Return on Invested Capital (ROIC)

Definition

A measure of how effectively a company allocates capital to generate returns, calculated as net operating profit after tax divided by invested capital. ROIC above the cost of capital indicates value creation; below it signals value destruction. In intangible-rich businesses, ROIC calculations should ideally include the fair value of intangible assets in the invested capital base, as excluding unrecognised intangibles can overstate the apparent return on investment.

Complementary Terms

Concepts that frequently appear alongside Return on Invested Capital (ROIC) in practice.

Capital Intensity Ratio

A measure of how much capital is required to generate a unit of revenue, calculated as total assets divided by total revenue. Companies with high intangible asset bases may report misleadingly low capital intensity because many intangible investments are expensed rather than capitalised on the balance sheet.

Return on Equity (ROE)

Net income divided by shareholders' equity, measuring the return generated on owners' invested capital. High ROE can indicate efficient use of equity but should be interpreted alongside leverage levels and the quality of earnings.
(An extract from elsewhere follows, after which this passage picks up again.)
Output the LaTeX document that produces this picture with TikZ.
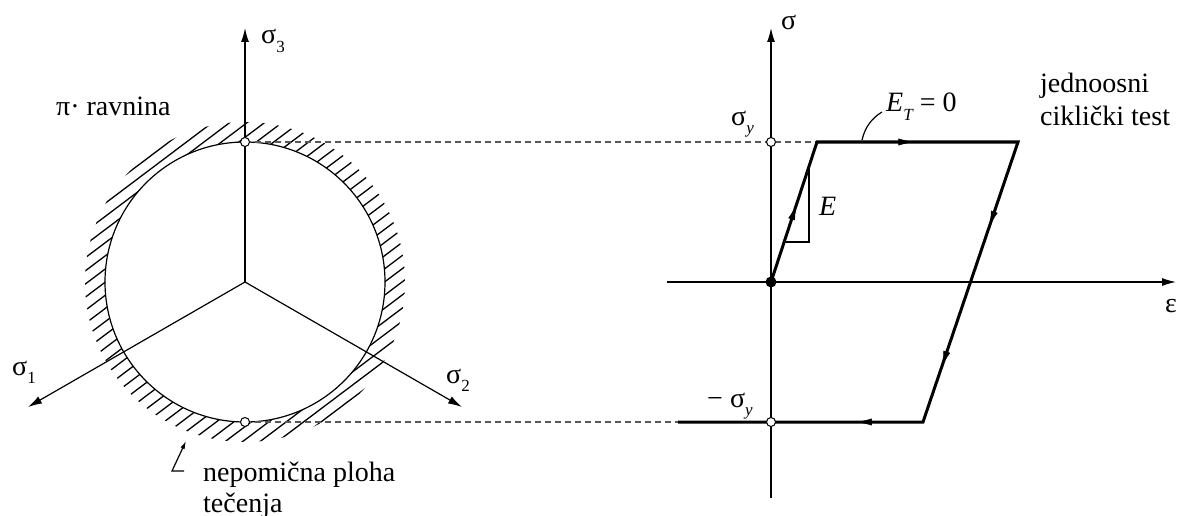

Human Capital Return on Investment (HCROI)

A metric that measures the financial return generated per unit of human capital expenditure, typically calculated as adjusted profit divided by total compensation and benefits costs. HCROI enables firms and investors to evaluate workforce productivity and benchmark the efficiency of human capital deployment across organisations.

Total Shareholder Return (TSR)

A comprehensive measure of investment performance that combines share price appreciation and dividends over a given period. TSR is a key metric for assessing whether management's investment in both tangible and intangible assets is translating into value creation for shareholders.

Return on Assets (ROA)

Net income divided by total assets, indicating how efficiently a company generates profit from its asset base. ROA comparisons across firms should account for differences in intangible asset recognition, as companies with significant off-balance-sheet intangibles may appear more asset-light.

Multiple on Invested Capital (MOIC)

The ratio of total value returned (realised plus unrealised) to total capital invested. A MOIC of 3.0x means the investment has generated three times the original capital.

Cost of Capital (WACC)

The weighted average cost of capital, representing the blended rate of return a company must earn on its assets to satisfy both debt holders and equity investors. WACC is used as the discount rate in DCF valuations and as a hurdle rate for investment decisions.

Weighted Average Return on Assets (WARA) Reconciliation

A reasonableness check performed in purchase price allocations to verify that the weighted average rate of return across all identified assets (tangible, intangible, and goodwill) is consistent with the overall weighted average cost of capital (WACC) used in the transaction. If WARA materially deviates from WACC, it indicates that the individual asset returns or relative values require adjustment.